Southern Echo also works with community leaders to develop an African-American education agenda and to play an effective role in shaping public policy on education in Mississippi. Hollis played a pivotal role in the establishment of such innovative educational programs as the Indianola Math Games League.

Hollis understands that the struggle for racial and economic justice is a long-term effort that requires the development of new generations of leaders. To address the leadership needs of the future, Hollis has pioneered an intergenerational model of community organizing that encourages the participation of young people on the same basis as adults, bringing them into positions of responsibility. “When I was much younger,” he has said, “I got my strength from the older folks; and now I’m a little bit older … and I get my strength from young people.”

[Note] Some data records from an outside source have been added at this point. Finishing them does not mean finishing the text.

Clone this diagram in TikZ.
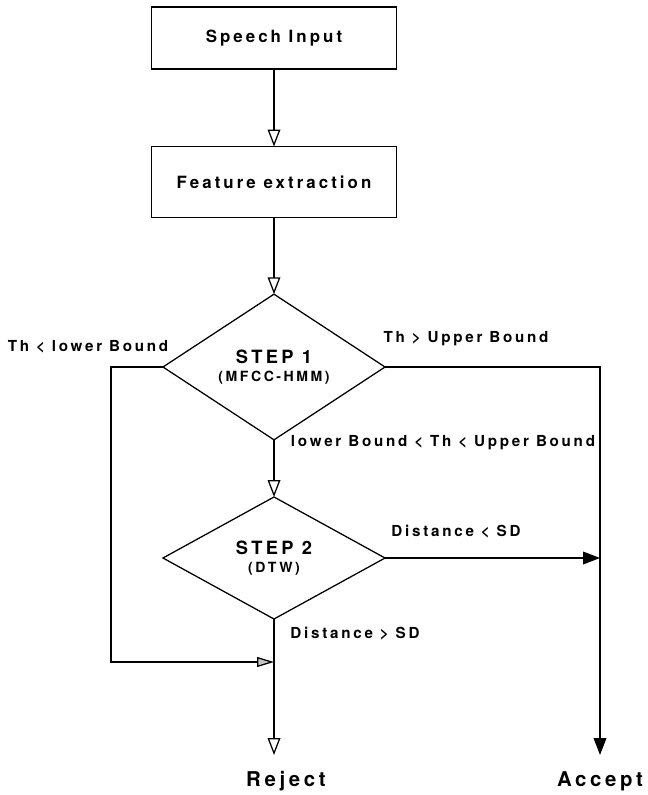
\documentclass[tikz,border=0pt]{standalone}
\usepackage{fontspec}
\setmainfont{TeX Gyre Heros}[LetterSpace=18]
\usetikzlibrary{arrows.meta,shapes.geometric}

\tikzset{
  flow/.style={line width=0.9pt},
  blockbox/.style={draw, flow, outer sep=0pt, minimum width=6.125cm, font=\fontsize{12}{14}\selectfont\bfseries},
  decision/.style={draw, flow, diamond, inner sep=0pt, outer sep=0pt, minimum width=5.55cm, minimum height=3.05cm, align=center, font=\bfseries},
  cond/.style={font=\fontsize{10.8}{13}\selectfont\bfseries},
  result/.style={font=\fontsize{14.5}{17}\selectfont\bfseries},
  openhead/.style={flow, -{Triangle[open, length=12pt, width=9pt]}},
  fullhead/.style={flow, -{Triangle[length=12pt, width=9pt]}},
  grayhead/.style={flow, -{Triangle[fill=gray!45, length=12pt, width=7pt]}},
}

\begin{document}
\begin{tikzpicture}[x=0.025cm, y=-0.025cm]
    \useasboundingbox (0,0) rectangle (648,795);

    \node[blockbox, minimum height=1.55cm] (speech) at (274,38) {Speech Input};
    \node[blockbox, minimum height=1.775cm] (feature) at (274,182) {Feature extraction};
    \node[decision] (step1) at (274,367) {{\fontsize{13}{15}\selectfont STEP 1}\\[1pt]{\fontsize{10}{12}\selectfont (MFCC-HMM)}};
    \node[decision] (step2) at (274,558) {{\fontsize{13}{15}\selectfont STEP 2}\\[1pt]{\fontsize{10}{12}\selectfont (DTW)}};

    \coordinate (lcorner) at (111,662);
    \coordinate (rjoin) at (274,662);
    \coordinate (rtip) at (274,755);
    \coordinate (atip) at (600,755);
    \coordinate (ajoin) at (600,558);

    \draw[openhead] (speech) -- (feature);
    \draw[openhead] (feature) -- (step1);
    \draw[openhead] (step1) -- (step2);
    \draw[grayhead] (step1.west) -| (lcorner) -- (rjoin);
    \draw[fullhead] (step1.east) -| (atip);
    \draw[fullhead] (step2.east) -- (ajoin);
    \draw[openhead] (step2.south) -- (rtip);

    \node[cond] (lowlab) at (88,347) {Th < lower Bound};
    \node[cond] (uplab) at (466,339) {Th > Upper Bound};
    \node[cond] (midlab) at (443,443) {lower Bound < Th < Upper Bound};
    \node[cond] (lesslab) at (456,532) {Distance < SD};
    \node[cond] (morelab) at (355,634) {Distance > SD};

    \node[result] (reject) at (286,781) {Reject};
    \node[result] (accept) at (600,781) {Accept};
\end{tikzpicture}
\end{document}
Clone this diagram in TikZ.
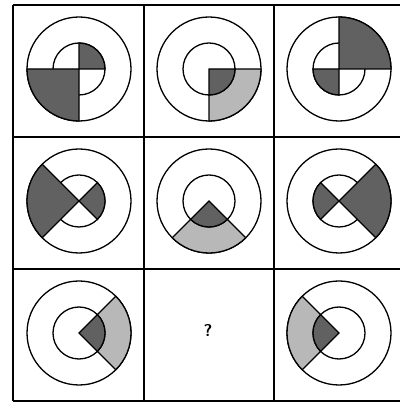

Hollis has also played a role in keeping the music of the civil rights movement alive. Having been sustained by music when he was hanging from handcuffs in a cell in Parchman prison in the 60’s, Hollis includes the musical traditions of the civil rights movement into the struggle of today, making it part of his organizing and bringing its message to a new generation of activists.

Hollis is the proud father of eight children who, with his many grandchildren, live in the Southeast and Alaska. The Petra Foundation recognizes and honors Hollis Watkins’ contribution to the struggle for racial and economic justice in Mississippi, and his lifelong dedication to securing that struggle’s future leadership.